Over the last two years I come to realise that I want to talk to people. I like educating others, teaching them, and listening to them. But I don't know what I want to teach them to do or what to communicate. I enjoy making connections for others, weather it's business or personal.

The other day I was talking to Zeem (sp?), about the 16 types of personalities and how my personality type (ESFJ) is the most common personality type, but in one of my groups of friends, I'm the only ESFJ and there are four or five people who are the least common personality types. And how perhaps I'm a bridge, I can bridge between this more esoteric, introversion, the feelings, to the more concrete, logic, and extroverted types of personalities. And it's true, I do bounce between two different types of worlds. I am super efficient and work very well in logical, scheduled, and clear cut rule environments. But I also need and love being in the more relaxed, grey areas, kind of sloppy environments.


Maybe there's something in that. Hopefully I'm being guided towards an answer and all I have to do is be open to it.








Sunday 3 January 2016

After almost a year of traveling, I finally started to write.

This isn't going to be in any specific order to where I went, I'll probably bounce back and forth between where I was and where I am, a person I'm hanging out with now and someone that I met once, the scenery today and the scenery from a few months ago.

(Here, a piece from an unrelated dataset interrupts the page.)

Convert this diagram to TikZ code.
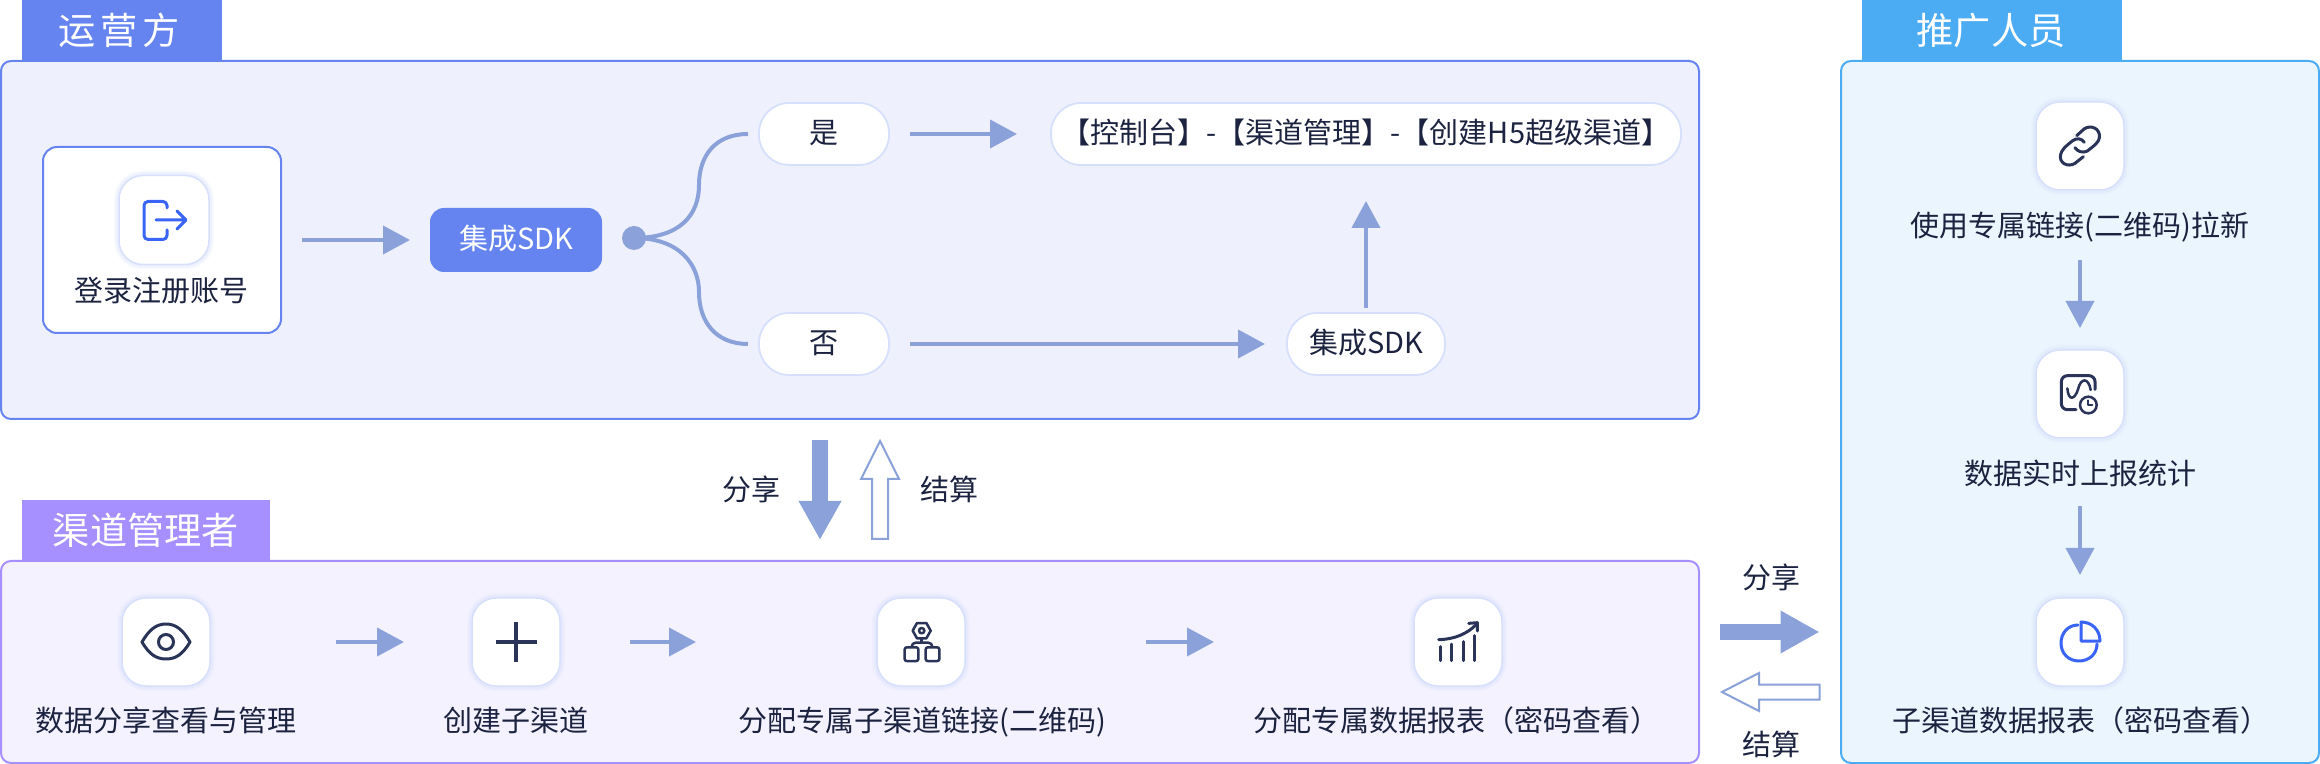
\documentclass[tikz,border=0pt]{standalone}
\usepackage{fontspec}
\setmainfont{Noto Sans CJK SC}
\usetikzlibrary{arrows.meta}
\definecolor{opc}{HTML}{6584F0}
\definecolor{opbg}{HTML}{EEF1FD}
\definecolor{chc}{HTML}{A68FFF}
\definecolor{chbg}{HTML}{F4F2FF}
\definecolor{prc}{HTML}{4BABF3}
\definecolor{prbg}{HTML}{EAF5FE}
\definecolor{flowc}{HTML}{8AA1DA}
\definecolor{txtc}{HTML}{1C2340}
\definecolor{icond}{HTML}{2A3358}
\definecolor{iconb}{HTML}{3A64F5}
\definecolor{edgec}{HTML}{D6E0FC}
\def\pxu{0.5pt}
\tikzset{
  sz/.style 2 args={minimum width=#1*\pxu,minimum height=#2*\pxu},
  base/.style={inner sep=0pt,outer sep=0pt},
  panel/.style={base,draw=#1,line width=1pt,rounded corners=5pt},
  tab/.style={base,fill=#1,text=white,font=\fontsize{18.6}{20}\selectfont},
  tile/.style={base,fill=white,draw=edgec,line width=0.75pt,rounded corners=12pt,
    preaction={draw=edgec,line width=5pt,draw opacity=.18},
    preaction={draw=edgec,line width=3pt,draw opacity=.3},
    sz={88}{88}},
  pill/.style={base,fill=white,draw=edgec,line width=0.9pt,rounded corners=15pt,text=txtc,
    font=\fontsize{14.5}{16}\selectfont,text height=12.2pt,text depth=2.3pt},
  lab/.style={base,text=txtc,font=\fontsize{14.5}{16}\selectfont,text height=12.2pt,text depth=2.3pt},
  flow/.style={draw=flowc,line width=2pt,-{Triangle[length=13.5pt,width=14pt]}},
  branch/.style={draw=flowc,line width=2pt},
  blockarrow/.style={draw=flowc,line width=8pt,-{Triangle[length=19.5pt,width=20pt]}},
  hollowarrow/.style={draw=flowc,line width=1pt,fill=white,line join=miter},
  icd/.style={draw=icond,line width=1.5pt,line cap=round,line join=round},
  icb/.style={draw=iconb,line width=1.5pt,line cap=round,line join=round},
}
\begin{document}
\begin{tikzpicture}[x=0.5pt,y=-0.5pt]
\useasboundingbox (0,0) rectangle (2320,764);

% panels
\node[panel=opc,fill=opbg,sz={1698}{358}] (p1) at (850,240) {};
\node[tab=opc,sz={200}{61}] (t1) at (122,30.5) {};
\node[base,text=white,font=\fontsize{18.6}{20}\selectfont] (t1l) at (119,30) {运\hspace{2.6pt}营\hspace{2.6pt}方};
\node[panel=chc,fill=chbg,sz={1698}{202}] (p2) at (850,662) {};
\node[tab=chc,sz={248}{61}] (t2) at (146,530.5) {渠道管理者};
\node[panel=prc,fill=prbg,sz={478}{702}] (p3) at (2080,412) {};
\node[tab=prc,sz={260}{61}] (t3) at (1992,30.5) {};
\node[base,text=white,font=\fontsize{18.6}{20}\selectfont] (t3l) at (1991,30.5) {推广人员};

% operator panel
\node[base,fill=white,draw=opc,line width=1pt,rounded corners=7pt,sz={238}{186}] (login) at (162,240) {};
\node[tile,sz={90}{89}] (ti0) at (164,220) {};
\node[lab] (l0) at (162,292) {登录注册账号};
\node[base,fill=opc,rounded corners=7pt,sz={172}{64},text=white,font=\fontsize{14.5}{16}\selectfont,text height=12.2pt,text depth=2.3pt] (sdk) at (516,240) {集成SDK};
\node[circle,base,fill=flowc,minimum size=12pt] (dot) at (634,238) {};
\node[pill,sz={130}{62}] (yes) at (824,134) {是};
\node[pill,sz={130}{62}] (no) at (824,344) {否};
\node[pill,sz={630}{62}] (console) at (1366,134) {【控制台】-【渠道管理】-【创建H5超级渠道】};
\node[pill,sz={158}{62}] (sdk2) at (1366,344) {集成SDK};

\draw[flow,shorten <=10.5pt,shorten >=10pt] (login) -- (sdk);
\draw[branch,shorten >=5.5pt] (dot.center) .. controls (680,238) and (699,215) .. (699,185) .. controls (699,155) and (716,134) .. (yes.west);
\draw[branch,shorten >=5.5pt] (dot.center) .. controls (680,238) and (699,265) .. (699,292) .. controls (699,322) and (716,344) .. (no.west);
\draw[flow,shorten <=10.5pt,shorten >=17pt] (yes) -- (console);
\draw[flow,shorten <=10.5pt,shorten >=11pt] (no) -- (sdk2);
\draw[flow,shorten <=2.5pt,shorten >=18pt] (sdk2) -- (console);

% login icon
\draw[icb] (167,208) -- (167,205) [rounded corners=2pt] -- (167,201.5) -- (144,201.5) -- (144,239.5) -- (167,239.5) -- (167,230);
\draw[icb] (156,220) -- (185,220) (177,211) -- (186,220) -- (177,229);

% middle exchange
\coordinate (downA) at (820,440);
\coordinate (downB) at (820,540);
\draw[blockarrow] (downA) -- (downB);
\coordinate (upA) at (880,539);
\draw[hollowarrow] (upA) ++(-8,0) -- ++(0,-60) -- ++(-11,0) -- (880,441) -- (899,479) -- (888,479) -- (888,539) -- cycle;
\node[lab] (share1) at (751,491) {分享};
\node[lab] (settle1) at (949,491) {结算};

% channel panel
\node[tile] (ti1) at (166,642) {};
\node[tile] (ti2) at (516,642) {};
\node[tile] (ti3) at (921,642) {};
\node[tile] (ti4) at (1458,642) {};
\node[lab] (l1) at (166,722) {数据分享查看与管理};
\node[lab] (l2) at (516,722) {创建子渠道};
\node[lab] (l3) at (922,722) {分配专属子渠道链接(二维码)};
\node[lab] (l4) at (1456,722) {分配专属数据报表（密码查看）};
\draw[flow,shorten <=63pt,shorten >=34pt] (ti1) -- (ti2);
\draw[flow,shorten <=35pt,shorten >=90.5pt] (ti2) -- (ti3);
\draw[flow,shorten <=90.5pt,shorten >=100pt] (ti3) -- (ti4);

% eye icon
\draw[icd] (142,642) .. controls (149,630) and (156,624) .. (166,624) .. controls (176,624) and (183,630) .. (190,642) .. controls (183,654) and (176,659) .. (166,659) .. controls (156,659) and (149,654) .. (142,642) -- cycle;
\draw[icd] (166,642) circle (7.5);
% plus icon
\draw[draw=icond,line width=2pt] (496,642) -- (537,642) (516,622) -- (516,662);
% org icon
\begin{scope}[shift={(870,595)},x=0.1667pt,y=-0.1667pt]
\draw[icd,line width=1.25pt] (128,107) -- (141,84) -- (169,84) -- (182,107) -- (169,130) -- (141,130) -- cycle;
\draw[icd,line width=1.25pt] (155,107) circle (8);
\draw[icd,line width=1.25pt] (155,132) -- (155,143);
\draw[icd,line width=1.25pt,rounded corners=2pt] (125,155) -- (125,143) -- (187,143) -- (187,155);
\draw[icd,line width=1.25pt,rounded corners=1pt] (104,157) rectangle (145,198);
\draw[icd,line width=1.25pt,rounded corners=1pt] (167,157) rectangle (208,198);
\end{scope}
% chart icon
\begin{scope}[shift={(1408,595)},x=0.1667pt,y=-0.1667pt]
\draw[icd] (98,197) -- (98,155) (131,197) -- (131,147) (165,197) -- (165,140) (198,197) -- (198,122);
\draw[icd] (92,134) .. controls (140,133) and (180,115) .. (205,88);
\draw[icd] (182,85) -- (208,83) -- (208,108);
\end{scope}

% right exchange
\coordinate (rA) at (1720,632);
\coordinate (rB) at (1819.5,632);
\draw[blockarrow] (rA) -- (rB);
\coordinate (lA) at (1819.5,692);
\draw[hollowarrow] (lA) ++(0,-7.5) -- ++(-60.5,0) -- ++(0,-11.5) -- (1722,692) -- (1759,711) -- (1759,699.5) -- (1819.5,699.5) -- cycle;
\node[lab] (share2) at (1771,579) {分享};
\node[lab] (settle2) at (1771,746) {结算};

% promoter panel
\node[tile] (ti5) at (2080,146) {};
\node[tile] (ti6) at (2080,394) {};
\node[tile] (ti7) at (2080,642) {};
\node[lab] (l5) at (2080,227) {使用专属链接(二维码)拉新};
\node[lab] (l6) at (2080,475) {数据实时上报统计};
\node[lab] (l7) at (2081,722) {子渠道数据报表（密码查看）};
\draw[flow,shorten <=9.5pt,shorten >=11pt] (ti5.south |- l5.south) -- (ti6.north);
\draw[flow,shorten <=8.5pt,shorten >=11.5pt] (ti6.south |- l6.south) -- (ti7.north);

% link icon
\begin{scope}[shift={(2030,95)},x=0.1667pt,y=-0.1667pt]
\draw[icd] (140,122) -- (162,102) .. controls (182,88) and (212,100) .. (208,128) .. controls (206,142) and (195,150) .. (172,168) .. controls (160,175) and (142,170) .. (135,158);
\draw[icd] (160,185) -- (135,205) .. controls (115,218) and (85,205) .. (92,178) .. controls (95,165) and (105,155) .. (128,137) .. controls (140,128) and (155,130) .. (163,142);
\end{scope}
% wave clock icon
\begin{scope}[shift={(2030,345)},x=0.1667pt,y=-0.1667pt]
\draw[icd,rounded corners=3pt] (195,133) -- (195,92) -- (94,92) -- (94,194) -- (138,194);
\draw[icd,line width=1.25pt] (112,130) .. controls (115,170) and (135,165) .. (145,130) .. controls (152,100) and (175,95) .. (182,135);
\draw[icd,line width=1.25pt] (175,180) circle (25);
\draw[icd,line width=1pt] (175,166) -- (175,180) -- (187,180);
\end{scope}
% pie icon
\draw[icb] (2078,625) .. controls (2068,625) and (2061,633) .. (2061,643) .. controls (2061,654) and (2069,661) .. (2079,661) .. controls (2089,661) and (2097,654) .. (2097,644);
\draw[icb] (2081,622) -- (2081,641) -- (2100,641) .. controls (2100,630) and (2092,622) .. (2081,622) -- cycle;
\end{tikzpicture}
\end{document}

So just for fun-sies, here's a photo from last April. This was taken in Australia on a little island off the coast of Brisbane. I went there to do some trekking and swimming, but there wasn't much trekking, either a 45 minute walk or a 6 hour hike that I wasn't prepared for. This was a dock that burnt down and was never removed.

Still home

In the week before what seemed to become a looming and terrifying trip to New Zealand, I was on the brink of a panic attack. I had purchased my one way ticket into Auckland in May 2014 and long before 9 January 2015 arrived, all the excitement had faded and I was just left with an extreme fear of... the unknown.

I remember when I had first purchased my ticket, I was ready, I needed to get out of the town I grew up in, left for university, only to come back and work in for another five and a half years. I was excited, I was proud, I was fucking ready. I needed it. Shopping for my supplies over the next few months was exhilarating, I loved researching and trying things out, test packing and found it liberating getting rid of stuff I didn't need in my life anymore. I got rid of so much shit – clothes, shoes, electronics, stuff that I didn't even remember I owned. Looking for cool things to do in New Zealand, Hobbiton, wwoofing, yoga, Milford Sound, I felt productive, and I can't say enough, I felt ready to leave.

But that only took two or three months so by September I was done with it and my life as per usual went on. I went to work, I went out with friends, I went to a lot of yoga classes. But when December finally did roll in, the excitement didn't come back. I was just left freaking the fuck out. The feeling of unease and doom stuck to me, my body seemed to be marinating in it. The day before I left I practically sprinted for two miles, I went a power vinyasa class, and still, I couldn't shake off the discomfort. I was so tightly strung, my body was physically unable to let go.

I have an amazing support system of friends, and even a close friend made an over 500 mile drive to see me before leaving. But making sure that I saw each and every one of them was really rough on my nervous system. I couldn't watch a TV show without crying!

My best friend, who just landed from his own international flight earlier that day, met me at the airport to say goodbye. Just thinking about that moment makes me teary eyed. I'm not sure if I can call it grief, I wasn't mourning, but I was more than terrified. I was leaving this amazing support system and for what?

I must have looked a bit crazy, red eyed, puffy face, all the while trying to keep it cool. I had waited years for this, I've wanted to travel on my own for a long, long time. Why was I so scared? Why wasn't I excited?


I got on the plane and opened up a letter from the friend who drove so far to see me off. It was a letter of encouragement, full of love and wonder. So far, all that it promised was true.